When I was young, I read C.S. Lewis’ “Chronicles of Narnia” starting with The Lion, the Witch and the Wardrobe, Prince Caspian, and The Dawn Treader. Each book was better than the last as the sympathetic Lucy took on great adventure, battled evil, loved Aslan, and became queen. The saga then took a terrible, terrible turn. The four remaining stories would not star Lucy, not include Lucy, not even have an appearance by Lucy until the very end of the Narnia itself. My tiny 10-year-old mind was blown.
It took me several years and maybe two more reads to realize the true hero of the story was not any of the main characters at all; it was not any of the kids, not any of the kings and queens. It was, of course, The Lion. I know. I’m slow on the uptake, but I’ve grown up, and I have a good grasp of the obvious now.
Or do I?
Pulpit Rock’s current sermon series “Follow Me” started on January 7 with a simple line drawing of a circle. Thomas explained the boundary-set model which focuses on who is inside of the circle (proper followers of Christ) and who is not. This model made complete sense to me. Maybe I’m very judgmental about who is in the circle, maybe I’m not. But the raw truth is that I order the world around myself.
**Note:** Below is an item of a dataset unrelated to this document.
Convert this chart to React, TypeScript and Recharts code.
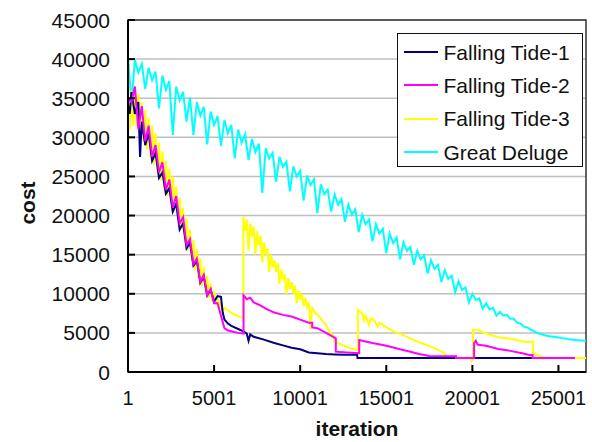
import React from "react";
import {
  LineChart,
  Line,
  XAxis,
  YAxis,
  CartesianGrid,
  Legend,
  ReferenceArea,
} from "recharts";

// x axis ticks and y axis ticks
const xTicks = [1, 5001, 10001, 15001, 20001, 25001];
const yTicks = [0, 5000, 10000, 15000, 20000, 25000, 30000, 35000, 40000, 45000];

const seriesNames = ["Falling Tide-1", "Falling Tide-2", "Falling Tide-3", "Great Deluge"];
const seriesColors = ["#000080", "#ff00ff", "#ffff00", "#00ffff"];

// Falling Tide-1
const ft1Iter = [
  1, 101, 201, 401, 601, 701, 801, 1001, 1201, 1401,
  1601, 1801, 2001, 2201, 2401, 2601, 2801, 3001, 3201, 3401,
  3601, 3801, 4001, 4201, 4401, 4601, 4801, 5001, 5201, 5401,
  5501, 5601, 5801, 6001, 6401, 6701, 6901, 7001, 7101, 7301,
  7801, 8501, 9001, 9501, 10001, 10501, 11001, 11501, 12001, 12601,
  13301, 13331, 24201,
];
const ft1Cost = [
  34000, 33000, 35800, 33000, 34500, 27500, 32000, 29000, 30500, 27000,
  28000, 24800, 25500, 22800, 23500, 20500, 21500, 18200, 19000, 15800,
  16500, 13600, 14200, 11400, 12200, 9800, 10500, 9000, 9700, 9600,
  7600, 6700, 6200, 5900, 5500, 5200, 4900, 4000, 4800, 4500,
  4200, 3700, 3400, 3100, 2900, 2500, 2400, 2300, 2250, 2200,
  2200, 1800, 1800,
];

// Falling Tide-2
const ft2Iter = [
  1, 201, 401, 601, 801, 1001, 1201, 1401, 1601, 1801,
  2001, 2201, 2401, 2601, 2801, 3001, 3201, 3401, 3601, 3801,
  4001, 4201, 4401, 4601, 4801, 5001, 5201, 5401, 5601, 5801,
  6001, 6201, 6401, 6711, 6711, 6901, 7101, 7301, 7601, 8001,
  8501, 9001, 9501, 10001, 10501, 10701, 10701, 11001, 11501, 12071,
  12071, 12701, 13431, 13431, 13801, 14201, 14801, 15301, 15801, 16401,
  16901, 17501, 19051, 19051, 20101, 20101, 20201, 20301, 20801, 21501,
  22201, 22901, 23301, 23501, 23501, 25961,
];
const ft2Cost = [
  35000, 34500, 36500, 31000, 34000, 29500, 31500, 27500, 29000, 25500,
  26800, 23300, 24600, 21000, 22500, 19000, 19800, 16200, 17000, 13800,
  14500, 11500, 12400, 9800, 10600, 8800, 8800, 7200, 5600, 5300,
  5200, 5100, 5000, 4900, 9800, 9300, 9500, 8900, 8600, 8100,
  7600, 7300, 7100, 6700, 6300, 6300, 5700, 5600, 5000, 4300,
  2600, 2500, 2400, 4100, 3900, 3700, 3450, 3200, 2900, 2600,
  2300, 2050, 2000, 1800, 1800, 3700, 4000, 3500, 3350, 2950,
  2700, 2400, 2180, 2180, 1800, 1800,
];

// Falling Tide-3
const ft3Iter = [
  1, 101, 201, 301, 401, 501, 601, 701, 801, 901,
  1001, 1101, 1201, 1301, 1401, 1501, 1601, 1701, 1801, 1901,
  2001, 2101, 2201, 2301, 2401, 2501, 2601, 2701, 2801, 2901,
  3001, 3101, 3201, 3301, 3401, 3501, 3601, 3701, 3801, 3901,
  4001, 4101, 4201, 4301, 4401, 4501, 4601, 4701, 4801, 4901,
  5001, 5101, 5201, 5301, 5401, 5501, 5601, 5801, 6001, 6201,
  6401, 6701, 6701, 6801, 6901, 7001, 7101, 7201, 7301, 7401,
  7501, 7601, 7701, 7801, 7901, 8001, 8101, 8201, 8301, 8401,
  8501, 8601, 8701, 8801, 8901, 9001, 9101, 9201, 9301, 9401,
  9501, 9601, 9701, 9801, 9901, 10001, 10101, 10201, 10301, 10401,
  10501, 10601, 10701, 10901, 11101, 11301, 11501, 11701, 11971, 11971,
  12401, 12801, 13351, 13351, 13601, 13701, 13801, 14001, 14101, 14301,
  14501, 14601, 15001, 15401, 15801, 16201, 16601, 17001, 17601, 18001,
  18401, 18501, 19901, 19951, 20041, 20041, 20401, 20701, 21101, 21601,
  22301, 23001, 23531, 23531, 24201, 26601,
];
const ft3Cost = [
  35500, 31000, 36000, 31500, 36500, 31500, 35500, 30500, 34500, 29500,
  33500, 28500, 32500, 27500, 31500, 26500, 30500, 25500, 29300, 24500,
  28200, 23500, 27000, 22500, 26000, 22000, 25000, 21000, 23700, 19500,
  22300, 18200, 21000, 17000, 19600, 15500, 18200, 14200, 16900, 13000,
  15700, 12000, 14500, 11000, 13400, 10300, 12300, 9500, 11300, 9000,
  10400, 8600, 9600, 8200, 8800, 7800, 8200, 7900, 7600, 7350,
  7150, 6900, 19900, 18000, 19500, 15500, 19000, 17300, 18600, 15000,
  18000, 16200, 17400, 14000, 16600, 15000, 15800, 12800, 15000, 13400,
  14300, 12800, 13900, 11300, 13100, 11800, 12500, 10000, 12000, 10600,
  11500, 10000, 11000, 8800, 10400, 9200, 10000, 8400, 9500, 8300,
  8900, 5500, 8200, 7500, 7100, 6500, 6000, 5200, 4500, 3900,
  3500, 3100, 2800, 7950, 7500, 6600, 7200, 6000, 6900, 6600,
  5800, 6300, 5700, 5200, 4900, 4500, 4100, 3700, 3240, 2820,
  2400, 1800, 1800, 1400, 1700, 5400, 5300, 5000, 4700, 4400,
  4230, 3880, 3880, 2400, 1800, 1800,
];

// Great Deluge, one reading every 200 iterations
const gdCost = [
  40400, 34400, 39900, 38300, 39400, 36200, 38900, 37300, 38400, 33700,
  37900, 36100, 37200, 30300, 36500, 34700, 35800, 32000, 35100, 30300,
  34500, 32800, 33900, 29100, 33300, 31600, 32700, 28900, 32200, 30500,
  31600, 27300, 31000, 29300, 30400, 27100, 29800, 28100, 29200, 22900,
  28600, 27300, 28000, 24300, 27500, 26200, 26900, 23100, 26300, 25000,
  25700, 21900, 25100, 23900, 24600, 20300, 24000, 22700, 23300, 20500,
  22700, 21400, 22100, 19200, 21400, 20100, 20800, 17900, 20100, 18900,
  19500, 16700, 18900, 17700, 18300, 15200, 17700, 16500, 17200, 14400,
  16600, 15500, 16000, 13700, 15500, 14400, 14900, 12600, 14300, 13200,
  13700, 11500, 13000, 11900, 12300, 10200, 11600, 10500, 10800, 8900,
  10000, 9200, 9400, 8100, 8800, 8000, 8200, 7200, 7700, 7200,
  7300, 6800, 6800, 6300, 6200, 5800, 5700, 5400, 5200, 4950,
  4850, 4700, 4600, 4550, 4480, 4400, 4330, 4270, 4200, 4150,
  4100, 4060, 4030, 4000,
];
const gdIter = gdCost.map((_, i) => 1 + 200 * i);

const toRows = (iters: number[], costs: number[]) =>
  iters.map((iter, i) => ({ iter, cost: costs[i] }));

const ft1Data = toRows(ft1Iter, ft1Cost);
const ft2Data = toRows(ft2Iter, ft2Cost);
const ft3Data = toRows(ft3Iter, ft3Cost);
const gdData = toRows(gdIter, gdCost);

const FONT = "Arial, 'Liberation Sans', sans-serif";

const YTick = (props: any) => {
  const { x, y, payload } = props;
  return (
    <g>
      <line x1={x + 18} x2={x + 25} y1={y} y2={y} stroke="#000" strokeWidth={2} />
      <text x={x} y={y} dy={7.5} textAnchor="end" fontSize={21} fontFamily={FONT} fill="#111">
        {payload.value}
      </text>
    </g>
  );
};

const XTick = (props: any) => {
  const { x, y, payload } = props;
  return (
    <g>
      <line x1={x} x2={x} y1={y - 18} y2={y - 25} stroke="#000" strokeWidth={2} />
      <text x={x} y={y} dy={15} textAnchor="middle" fontSize={20} fontFamily={FONT} fill="#111">
        {payload.value}
      </text>
    </g>
  );
};

const CostLabel = (props: any) => {
  const vb = props.viewBox || { x: 0, y: 20, width: 128, height: 352 };
  const cx = vb.x + 27;
  const cy = vb.y + vb.height / 2 + 7;
  return (
    <text
      x={cx}
      y={cy}
      transform={`rotate(-90, ${cx}, ${cy})`}
      textAnchor="middle"
      dominantBaseline="central"
      fontSize={21}
      fontWeight="bold"
      fontFamily={FONT}
      fill="#111"
    >
      cost
    </text>
  );
};

const IterLabel = (props: any) => {
  const vb = props.viewBox || { x: 128, y: 372, width: 458, height: 70 };
  return (
    <text
      x={vb.x + vb.width / 2}
      y={vb.y + 64}
      textAnchor="middle"
      fontSize={21}
      fontWeight="bold"
      fontFamily={FONT}
      fill="#111"
    >
      iteration
    </text>
  );
};

const LegendBox = () => (
  <div
    style={{
      boxSizing: "border-box",
      width: 186,
      height: 134,
      border: "1.5px solid #111",
      background: "#fff",
      paddingTop: 1.5,
      fontFamily: FONT,
    }}
  >
    {seriesNames.map((name, i) => (
      <div key={name} style={{ display: "flex", alignItems: "center", height: 33.3 }}>
        <div style={{ marginLeft: 5.5, width: 34, height: 2, background: seriesColors[i] }} />
        <span style={{ marginLeft: 6, fontSize: 21, color: "#111", lineHeight: "21px", whiteSpace: "nowrap" }}>
          {name}
        </span>
      </div>
    ))}
  </div>
);

export default function App() {
  return (
    <div style={{ position: "absolute", left: 0, top: 0, width: 592, height: 442, background: "#fff" }}>
      <LineChart width={592} height={442} margin={{ top: 20, right: 6, bottom: 0, left: 0 }}>
        <CartesianGrid vertical={false} stroke="#bfbfbf" strokeWidth={1.5} />
        <XAxis
          dataKey="iter"
          type="number"
          domain={[1, 26601]}
          ticks={xTicks}
          allowDataOverflow
          height={70}
          tickSize={0}
          tickMargin={18}
          tick={<XTick />}
          tickLine={false}
          axisLine={{ stroke: "#000", strokeWidth: 2 }}
          label={<IterLabel />}
        />
        <YAxis
          type="number"
          domain={[0, 45000]}
          ticks={yTicks}
          allowDataOverflow
          width={128}
          tickSize={0}
          tickMargin={18}
          tick={<YTick />}
          tickLine={false}
          axisLine={{ stroke: "#000", strokeWidth: 2 }}
          label={<CostLabel />}
        />
        <ReferenceArea x1={1} x2={26601} y1={0} y2={45000} fill="none" stroke="#333" strokeWidth={1.5} />
        <Line data={gdData} dataKey="cost" name={seriesNames[3]} stroke={seriesColors[3]} strokeWidth={2} dot={false} isAnimationActive={false} />
        <Line data={ft3Data} dataKey="cost" name={seriesNames[2]} stroke={seriesColors[2]} strokeWidth={2} dot={false} isAnimationActive={false} />
        <Line data={ft1Data} dataKey="cost" name={seriesNames[0]} stroke={seriesColors[0]} strokeWidth={2} dot={false} isAnimationActive={false} />
        <Line data={ft2Data} dataKey="cost" name={seriesNames[1]} stroke={seriesColors[1]} strokeWidth={2} dot={false} isAnimationActive={false} />
        <Legend
          layout="vertical"
          align="center"
          verticalAlign="middle"
          wrapperStyle={{ left: 397, top: 33, width: 186, height: 134 }}
          content={() => <LegendBox />}
        />
      </LineChart>
    </div>
  );
}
Without thinking, I am the center of my story, God is made in my image, and other proper Christians conveniently resemble me.
Then Thomas drew another simple picture that blew my tiny adult mind. The centered-set model puts Jesus in the middle—sans circle. It’s focused on the person of Christ not on the boundaries that keep people in or out. He is the anchor, the target, the center of the story. People are simply moving toward him or not.
You would think Thomas’ second picture would have been obvious to me, a lifelong Christian. Just like Lucy is not the center of Narnia, I am not the center of the story either. My worries? Me-focused. But my prayers? Christ-focused. My comparisons? Me-focused. But my trust? Christ-focused. This worldview doesn’t come naturally to me, but it does feel right.
In the Chronicles of Narnia’s A Horse and His Boy, the young protagonist (not Lucy) faces a lion he doesn’t yet know. Tears stream down his cheeks as his life has been one hardship after another—lost his father, taken in by an abuser, chased by lions, forced to swim for his life, wounded, starving, thirsty.
“I do not call you unfortunate,” said the Large Voice.
“Don’t you think it was bad luck to meet so many lions?” said Shasta.
“There was only one lion.” said the Voice.
“What on earth do you mean? I’ve just told you there were at least two lions the first night, and -”
“There was only one, but he was swift of foot.”
“How do you know?”
“I was the lion.”
And as Shasta gaped with open mouth and said nothing, the Voice continued. “I was the lion who forced you to join with Aravis. I was the cat who comforted you among the houses of the dead. I was the lion who drove the jackals from you as you slept. I was the lion who gave the Horses the new strength of fear for the last mile so that you should reach King Lune in time. And I was the lion you do not remember who pushed the boat in which you lay, a child near death, so that it came to shore where a man sat, wakeful at midnight, to receive you.”
“Then it was you who wounded Aravis?”
“It was I.”
“But what for?”
“Child,” said the Voice, “I am telling you your story, not hers. I tell no one any story but his own.”
Christ is the center of the story whether we recognize it or not. Following him moves us into the harbor of his mysterious love, care, and hope. My comparisons, evaluations, and judgment (oh, the judgment) are not needed or frankly even invited. I’m not the queen of this story—I’m the beloved heir—so I am free when the true Heart of the story says, “Follow me!”